"Armageddon: The Cosmic Battle of the Ages" - Book Review
- Whitney Hopler Live It Editor
- 2003 21 Apr
Authors: Tim LaHaye and Jerry B. Jenkins
Publisher: Tyndale House Publishers
With the world’s attention now riveted on the war in Iraq, "Armageddon: The Cosmic Battle of the Ages," the eleventh book in the wildly successful "Left Behind" series, speaks directly to many people’s hearts and minds. Its vivid descriptions of violent conflict remind readers of the drama in current news reports. Its portrayal of the spiritual hope of some people and the desperation of others mirrors the thoughts and feelings of many around the globe. Of course, "Armageddon" is set during an entirely different time in history, years after the Rapture and just before Christ’s second coming. But it sometimes seems eerily close to current events. For example, the plot’s seat of evil is in Iraq, the site of New Babylon, where antichrist Nicolae Carpathia rules with even more ferocity than Saddam Hussein.
Author Jerry B. Jenkins has once again taken Tim LaHaye’s notes on prophecies from the book of Revelation and masterfully spun them into a tale that makes the sometimes cryptic biblical book come alive. "Left Behind" series fans will find the same page-turning suspense, believable dialogue, and clear spiritual messages in "Armageddon" that they found in the previous 10 books. And fortunately, Jenkins does a good job of explaining background information, so this book should still make sense to readers who haven’t read some or any of the other books in the series. However, if they haven’t, this one will hopefully whet their appetite to read more.

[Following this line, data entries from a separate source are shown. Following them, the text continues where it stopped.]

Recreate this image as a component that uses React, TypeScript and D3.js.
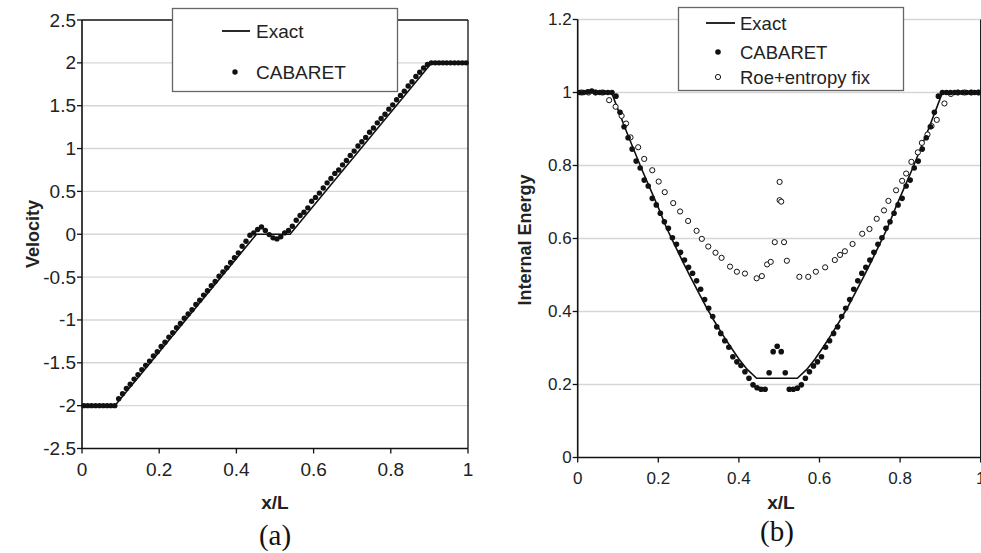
import * as React from "react";
import * as d3 from "d3";

const W = 981;
const H = 553;
const FONT = "'Liberation Sans', Arial, sans-serif";

// cell centres of the 100-cell CABARET grid
const cellX = d3.range(100).map((i) => 0.005 + i * 0.01);

const xTicks = [0, 0.2, 0.4, 0.6, 0.8, 1];
const velocityTicks = [-2.5, -2, -1.5, -1, -0.5, 0, 0.5, 1, 1.5, 2, 2.5];
const energyTicks = [0, 0.2, 0.4, 0.6, 0.8, 1, 1.2];

// (a) velocity
const velExactX = [0, 0.085, 0.452, 0.539, 0.906, 1];
const velExactY = [-2, -2, 0, 0, 2, 2];
const velCabaret = [
  -2, -2, -2, -2, -2, -2, -2, -2, -2, -1.92,
  -1.86, -1.8, -1.75, -1.69, -1.64, -1.58, -1.53, -1.48, -1.42, -1.37,
  -1.31, -1.26, -1.2, -1.15, -1.09, -1.04, -0.98, -0.93, -0.88, -0.82,
  -0.77, -0.71, -0.66, -0.6, -0.55, -0.49, -0.44, -0.39, -0.33, -0.275,
  -0.217, -0.14, -0.082, -0.012, 0.016, 0.055, 0.086, 0.043, -0.004, -0.042,
  -0.054, -0.03, 0.016, 0.043, 0.093, 0.163, 0.218, 0.257, 0.308, 0.385,
  0.43, 0.48, 0.54, 0.6, 0.65, 0.71, 0.75, 0.81, 0.86, 0.92,
  0.97, 1.03, 1.08, 1.13, 1.19, 1.24, 1.3, 1.35, 1.4, 1.46,
  1.51, 1.57, 1.62, 1.67, 1.73, 1.78, 1.84, 1.89, 1.94, 1.98,
  2, 2, 2, 2, 2, 2, 2, 2, 2, 2,
];

// (b) internal energy
const eExactX = [
  0, 0.084, 0.1, 0.12, 0.14, 0.16, 0.18, 0.2, 0.22, 0.24, 0.26, 0.28, 0.3, 0.32,
  0.34, 0.36, 0.38, 0.4, 0.42, 0.444, 0.545, 0.569, 0.589, 0.609, 0.629, 0.649,
  0.669, 0.689, 0.709, 0.729, 0.749, 0.769, 0.789, 0.809, 0.829, 0.849, 0.869,
  0.889, 0.905, 1,
];
const eExactY = [
  1, 1, 0.953, 0.896, 0.841, 0.787, 0.736, 0.685, 0.63, 0.584, 0.538, 0.494,
  0.452, 0.41, 0.372, 0.336, 0.302, 0.27, 0.242, 0.217, 0.217, 0.242, 0.27,
  0.302, 0.336, 0.372, 0.41, 0.452, 0.494, 0.538, 0.584, 0.63, 0.685, 0.736,
  0.787, 0.841, 0.896, 0.953, 1, 1,
];
const eCabaret = [
  1, 1, 1.002, 1.004, 1, 1, 1, 1, 1, 0.99,
  0.946, 0.906, 0.876, 0.845, 0.812, 0.793, 0.76, 0.744, 0.71, 0.692,
  0.669, 0.646, 0.628, 0.602, 0.584, 0.562, 0.541, 0.521, 0.505, 0.484,
  0.461, 0.433, 0.409, 0.386, 0.358, 0.34, 0.32, 0.302, 0.276, 0.262,
  0.252, 0.235, 0.217, 0.199, 0.191, 0.187, 0.187, 0.232, 0.29, 0.305,
  0.29, 0.232, 0.187, 0.187, 0.19, 0.199, 0.217, 0.235, 0.251, 0.262,
  0.276, 0.302, 0.32, 0.34, 0.358, 0.386, 0.409, 0.433, 0.461, 0.484,
  0.505, 0.521, 0.541, 0.562, 0.584, 0.602, 0.628, 0.646, 0.669, 0.692,
  0.71, 0.744, 0.76, 0.793, 0.812, 0.845, 0.876, 0.906, 0.946, 0.99,
  1, 1, 1, 1, 1, 1, 1, 1, 1, 1,
];
const roeX = [
  0.01, 0.027, 0.044, 0.061, 0.078, 0.094, 0.109, 0.12, 0.131, 0.15, 0.165,
  0.185, 0.201, 0.216, 0.237, 0.254, 0.274, 0.295, 0.308, 0.324, 0.342, 0.357,
  0.378, 0.395, 0.415, 0.444, 0.457, 0.47, 0.479, 0.489, 0.501, 0.501, 0.505,
  0.512, 0.519, 0.55, 0.572, 0.591, 0.614, 0.638, 0.651, 0.663, 0.682, 0.706,
  0.724, 0.742, 0.76, 0.771, 0.79, 0.805, 0.815, 0.828, 0.844, 0.854, 0.868,
  0.878, 0.891, 0.91, 0.926, 0.943, 0.96, 0.977, 0.994,
];
const roeY = [
  1, 1, 1, 1, 0.979, 0.961, 0.936, 0.915, 0.877, 0.85, 0.818,
  0.787, 0.756, 0.727, 0.697, 0.674, 0.648, 0.621, 0.599, 0.578, 0.561, 0.547,
  0.523, 0.509, 0.504, 0.491, 0.497, 0.529, 0.536, 0.59, 0.755, 0.705, 0.701,
  0.59, 0.539, 0.495, 0.495, 0.509, 0.521, 0.541, 0.555, 0.565, 0.585, 0.613,
  0.626, 0.654, 0.677, 0.703, 0.732, 0.758, 0.778, 0.81, 0.836, 0.862, 0.885,
  0.908, 0.925, 0.97, 0.996, 1, 1, 1, 1,
];

type AxesProps = {
  x: d3.ScaleLinear<number, number>;
  y: d3.ScaleLinear<number, number>;
  yTicks: number[];
  fontSize: number;
  xLabelDy: number;
  topBlack: boolean;
};

function Axes({ x, y, yTicks, fontSize, xLabelDy, topBlack }: AxesProps) {
  const [x0, x1] = x.range();
  const [y0, y1] = y.range();
  const last = yTicks[yTicks.length - 1];
  return (
    <g fontFamily={FONT} fontSize={fontSize} fill="#222">
      {yTicks
        .filter((t) => t !== yTicks[0] && !(topBlack && t === last))
        .map((t) => (
          <line key={"g" + t} x1={x0} x2={x1} y1={y(t)} y2={y(t)} stroke="#d6d6d6" strokeWidth={1.4} />
        ))}
      {topBlack && <line x1={x0} x2={x1} y1={y1} y2={y1} stroke="#111" strokeWidth={1.3} />}
      <line x1={x1} x2={x1} y1={y1} y2={y0} stroke="#111" strokeWidth={1.3} />
      <line x1={x0} x2={x0} y1={y1} y2={y0} stroke="#111" strokeWidth={1.6} />
      <line x1={x0} x2={x1} y1={y0} y2={y0} stroke="#111" strokeWidth={1.6} />
      {yTicks.map((t) => (
        <g key={"y" + t}>
          <line x1={x0 - 5} x2={x0} y1={y(t)} y2={y(t)} stroke="#111" strokeWidth={1.3} />
          <text x={x0 - 6} y={y(t)} textAnchor="end" dominantBaseline="central">
            {String(t)}
          </text>
        </g>
      ))}
      {xTicks.map((t) => (
        <g key={"x" + t}>
          <line x1={x(t)} x2={x(t)} y1={y0} y2={y0 + 5} stroke="#111" strokeWidth={1.3} />
          <text x={x(t)} y={y0 + xLabelDy} textAnchor="middle">
            {String(t)}
          </text>
        </g>
      ))}
    </g>
  );
}

export default function App() {
  // panel (a)
  const xa = d3.scaleLinear().domain([0, 1]).range([82, 468]);
  const ya = d3.scaleLinear().domain([-2.5, 2.5]).range([448.5, 20]);
  // panel (b)
  const xb = d3.scaleLinear().domain([0, 1]).range([577.7, 980.7]);
  const yb = d3.scaleLinear().domain([0, 1.2]).range([457.5, 19.5]);

  const lineA = d3
    .line<number>()
    .x((_, i) => xa(velExactX[i]))
    .y((d) => ya(d));
  const lineB = d3
    .line<number>()
    .x((_, i) => xb(eExactX[i]))
    .y((d) => yb(d));

  return (
    <svg
      width={W}
      height={H}
      style={{ position: "absolute", left: 0, top: 0, background: "#fff" }}
    >
      <rect width={W} height={H} fill="#fff" />

      {/* (a) */}
      <Axes x={xa} y={ya} yTicks={velocityTicks} fontSize={19} xLabelDy={27} topBlack={true} />
      <path d={lineA(velExactY) || ""} fill="none" stroke="#111" strokeWidth={1.6} />
      {velCabaret.map((v, i) => (
        <circle key={i} cx={xa(cellX[i])} cy={ya(v)} r={2.7} fill="#111" />
      ))}
      <g fontFamily={FONT} fill="#222">
        <text
          transform={`translate(33,234) rotate(-90)`}
          textAnchor="middle"
          dominantBaseline="central"
          fontWeight="bold"
          fontSize={18}
        >
          Velocity
        </text>
        <text x={275} y={509} textAnchor="middle" fontWeight="bold" fontSize={19}>
          x/L
        </text>
      </g>
      <text x={275} y={545} textAnchor="middle" fontFamily="'Liberation Serif', 'Times New Roman', serif" fontSize={29} fill="#111">
        (a)
      </text>
      <g fontFamily={FONT} fontSize={19} fill="#222">
        <rect x={172.5} y={8.5} width={225} height={83} fill="#fff" stroke="#666" strokeWidth={1.3} />
        <line x1={222} x2={250} y1={31} y2={31} stroke="#111" strokeWidth={1.8} />
        <text x={256} y={38}>Exact</text>
        <circle cx={235} cy={72} r={2.7} fill="#111" />
        <text x={256} y={79}>CABARET</text>
      </g>

      {/* (b) */}
      <Axes x={xb} y={yb} yTicks={energyTicks} fontSize={17} xLabelDy={26} topBlack={false} />
      <path d={lineB(eExactY) || ""} fill="none" stroke="#111" strokeWidth={1.6} />
      {roeY.map((v, i) => (
        <circle key={"r" + i} cx={xb(roeX[i])} cy={yb(v)} r={2.6} fill="#fff" stroke="#111" strokeWidth={1} />
      ))}
      {eCabaret.map((v, i) => (
        <circle key={"c" + i} cx={xb(cellX[i])} cy={yb(v)} r={2.8} fill="#111" />
      ))}
      <g fontFamily={FONT} fill="#222">
        <text
          transform={`translate(525,240) rotate(-90)`}
          textAnchor="middle"
          dominantBaseline="central"
          fontWeight="bold"
          fontSize={18}
        >
          Internal Energy
        </text>
        <text x={781} y={509} textAnchor="middle" fontWeight="bold" fontSize={19}>
          x/L
        </text>
      </g>
      <text x={777} y={541} textAnchor="middle" fontFamily="'Liberation Serif', 'Times New Roman', serif" fontSize={29} fill="#111">
        (b)
      </text>
      <g fontFamily={FONT} fontSize={18.5} fill="#222">
        <rect x={678.5} y={7.5} width={225} height={83} fill="#fff" stroke="#666" strokeWidth={1.3} />
        <line x1={706} x2={735} y1={23} y2={23} stroke="#111" strokeWidth={1.8} />
        <text x={740} y={30}>Exact</text>
        <circle cx={718} cy={52} r={2.8} fill="#111" />
        <text x={740} y={59}>CABARET</text>
        <circle cx={718} cy={77} r={2.6} fill="#fff" stroke="#111" strokeWidth={1} />
        <text x={740} y={84}>Roe+entropy fix</text>
      </g>
    </svg>
  );
}
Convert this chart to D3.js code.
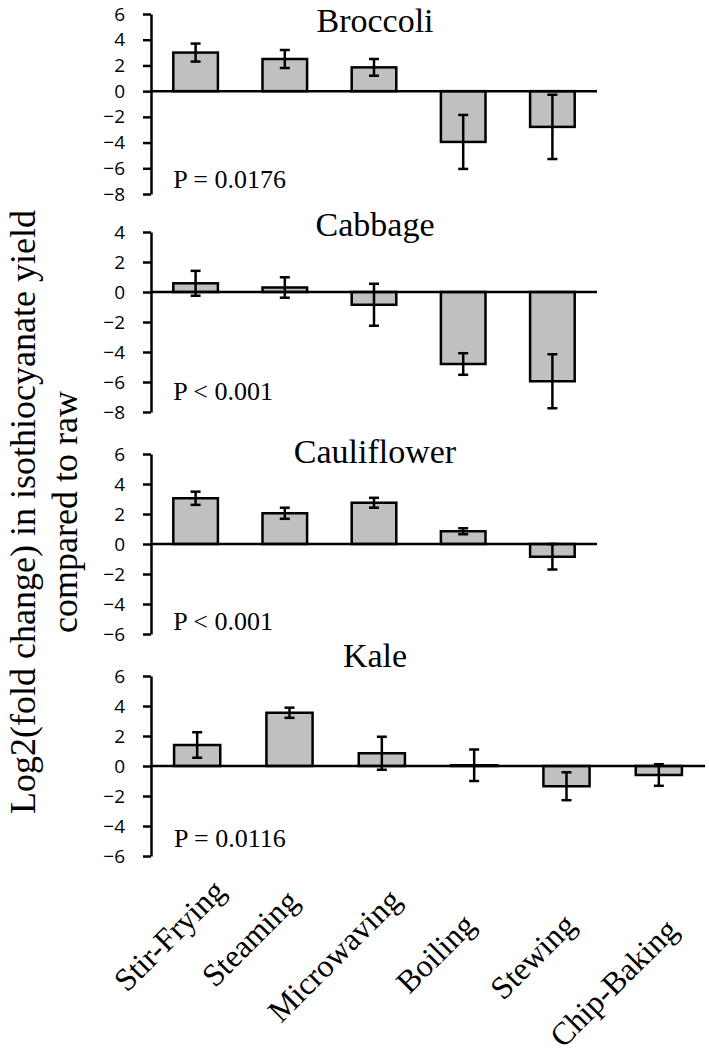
<!DOCTYPE html>
<html>
<head>
<meta charset="utf-8">
<script src="https://cdn.jsdelivr.net/npm/d3@7"></script>
<style>
  html, body { margin: 0; padding: 0; background: #fff; }
  svg { display: block; }
  .tick text { font-family: 'Open Sans', 'DejaVu Sans', sans-serif; font-size: 19px; fill: #000; }
</style>
</head>
<body>
<svg id="chart" width="709" height="1059"></svg>
<script>
// ---------------- DATA ----------------
const categories = ["Stir-Frying", "Steaming", "Microwaving", "Boiling", "Stewing", "Chip-Baking"];
const panelNames = ["Broccoli", "Cabbage", "Cauliflower", "Kale"];
const pValueLabels = ["P = 0.0176", "P < 0.001", "P < 0.001", "P = 0.0116"];

const broccoliMeans = [3.0, 2.5, 1.85, -3.95, -2.78];
const broccoliErrors = [0.7, 0.7, 0.65, 2.1, 2.5];
const cabbageMeans = [0.58, 0.3, -0.85, -4.8, -5.95];
const cabbageErrors = [0.83, 0.68, 1.4, 0.72, 1.8];
const cauliflowerMeans = [3.05, 2.05, 2.75, 0.85, -0.85];
const cauliflowerErrors = [0.44, 0.37, 0.33, 0.2, 0.85];
const kaleMeans = [1.4, 3.55, 0.85, 0.05, -1.35, -0.6];
const kaleErrors = [0.85, 0.34, 1.1, 1.05, 0.93, 0.72];

const yDomains = [[-8, 6], [-8, 4], [-6, 6], [-6, 6]];
const tickStep = 2;
const yAxisTitle = ["Log2(fold change) in isothiocyanate yield", "compared to raw"];

// ---------------- LAYOUT ----------------
const axisX = 151;
const panelTops = [14, 232, 454, 676];
const panelHeight = 180;
const panelRights = [597, 597, 597, 705];
const titleBaselines = [32, 236, 463, 667];
const titleCenterX = 375;
const pBaselines = [188, 400, 630, 847];
const labelDx = [30, 11, 21, 3, 11, 21];
const labelY = [893, 903, 902, 927, 927, 932];

const serif = "'Liberation Serif', 'Times New Roman', serif";

const panels = [
  { means: broccoliMeans, errors: broccoliErrors },
  { means: cabbageMeans, errors: cabbageErrors },
  { means: cauliflowerMeans, errors: cauliflowerErrors },
  { means: kaleMeans, errors: kaleErrors }
];

const svg = d3.select("#chart");

let lastX = null;
panels.forEach((p, i) => {
  const cats = categories.slice(0, p.means.length);
  const data = cats.map((c, j) => ({ cat: c, v: p.means[j], e: p.errors[j] }));
  const x = d3.scaleBand().domain(cats).range([axisX, panelRights[i]])
    .paddingInner(0.5).paddingOuter(0.25);
  const y = d3.scaleLinear().domain(yDomains[i]).range([panelTops[i] + panelHeight, panelTops[i]]);
  lastX = x;

  const g = svg.append("g");

  // title
  g.append("text")
    .attr("x", titleCenterX).attr("y", titleBaselines[i])
    .attr("text-anchor", "middle")
    .style("font-family", serif).style("font-size", "34px")
    .text(panelNames[i]);

  // y axis
  const ticks = d3.range(yDomains[i][0], yDomains[i][1] + 0.001, tickStep);
  const axis = d3.axisLeft(y).tickValues(ticks).tickSizeInner(8).tickSizeOuter(0).tickPadding(18)
    .tickFormat(d3.format("d"));
  const ag = g.append("g").attr("transform", `translate(${axisX},0)`).call(axis)
    .attr("font-size", null).attr("font-family", null);
  ag.select(".domain").attr("stroke", "#000").attr("stroke-width", 2.5);
  ag.selectAll(".tick line").attr("stroke", "#000").attr("stroke-width", 2.5);

  // bars
  g.selectAll("rect.bar").data(data).enter().append("rect")
    .attr("class", "bar")
    .attr("x", d => x(d.cat))
    .attr("width", x.bandwidth())
    .attr("y", d => Math.min(y(d.v), y(0)))
    .attr("height", d => Math.abs(y(d.v) - y(0)))
    .attr("fill", "#c0c0c0")
    .attr("stroke", "#000")
    .attr("stroke-width", 2.5);

  // zero line
  g.append("line")
    .attr("x1", axisX).attr("x2", panelRights[i])
    .attr("y1", y(0)).attr("y2", y(0))
    .attr("stroke", "#000").attr("stroke-width", 2.5);

  // error bars
  const eg = g.selectAll("g.err").data(data).enter().append("g").attr("class", "err")
    .attr("stroke", "#000").attr("stroke-width", 2.5);
  const cx = d => x(d.cat) + x.bandwidth() / 2;
  eg.append("line").attr("x1", cx).attr("x2", cx)
    .attr("y1", d => y(d.v + d.e)).attr("y2", d => y(d.v - d.e));
  eg.append("line").attr("x1", d => cx(d) - 5).attr("x2", d => cx(d) + 5)
    .attr("y1", d => y(d.v + d.e)).attr("y2", d => y(d.v + d.e));
  eg.append("line").attr("x1", d => cx(d) - 5).attr("x2", d => cx(d) + 5)
    .attr("y1", d => y(d.v - d.e)).attr("y2", d => y(d.v - d.e));

  // p value
  g.append("text")
    .attr("x", x(cats[0])).attr("y", pBaselines[i])
    .style("font-family", serif).style("font-size", "26px")
    .text(pValueLabels[i]);
});

// category labels (from the bottom panel's band scale)
svg.append("g").selectAll("text").data(categories).enter().append("text")
  .attr("transform", (d, j) => `translate(${lastX(d) + lastX.bandwidth() / 2 + labelDx[j]},${labelY[j]}) rotate(-45)`)
  .attr("text-anchor", "end")
  .style("font-family", serif).style("font-size", "32px")
  .text(d => d);

// y axis title
const yt = svg.append("text")
  .attr("transform", "translate(0,512) rotate(-90)")
  .attr("text-anchor", "middle")
  .style("font-family", serif).style("font-size", "36px");
yt.append("tspan").attr("x", 0).attr("y", 35).text(yAxisTitle[0]);
yt.append("tspan").attr("x", 0).attr("y", 77).text(yAxisTitle[1]);
</script>
</body>
</html>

Jenkins uses the contrast between light and darkness as a brilliant literary device to illustrate the contrasting spiritual conditions of those who bear Christ’s mark and those who bear the mark of the antichrist. He also skillfully shows how easily people can twist the truth and how difficult it sometimes is to trust people. The cast of characters can be difficult to follow, but the list of characters in the beginning is helpful.
Readers may be disappointed to discover that "Armageddon" actually describes very little of the ultimate battle for which it is named. In fact, while there is much person-to-person conflict throughout the book, it’s not until the last 50 pages or so of the 395-page book that readers see wartime combat action – and that action takes place in Jerusalem, before the opposing forces face off in the valley of Megiddo. LaHaye and Jenkins are clearly building suspense for the series’ next book, when they will describe Jesus Christ’s glorious return to earth. "Armageddon" also builds suspense with the death of one of the main characters right at the end (in addition to a key character who dies earlier in the book), but readers must wait until the next book to discover exactly who has died.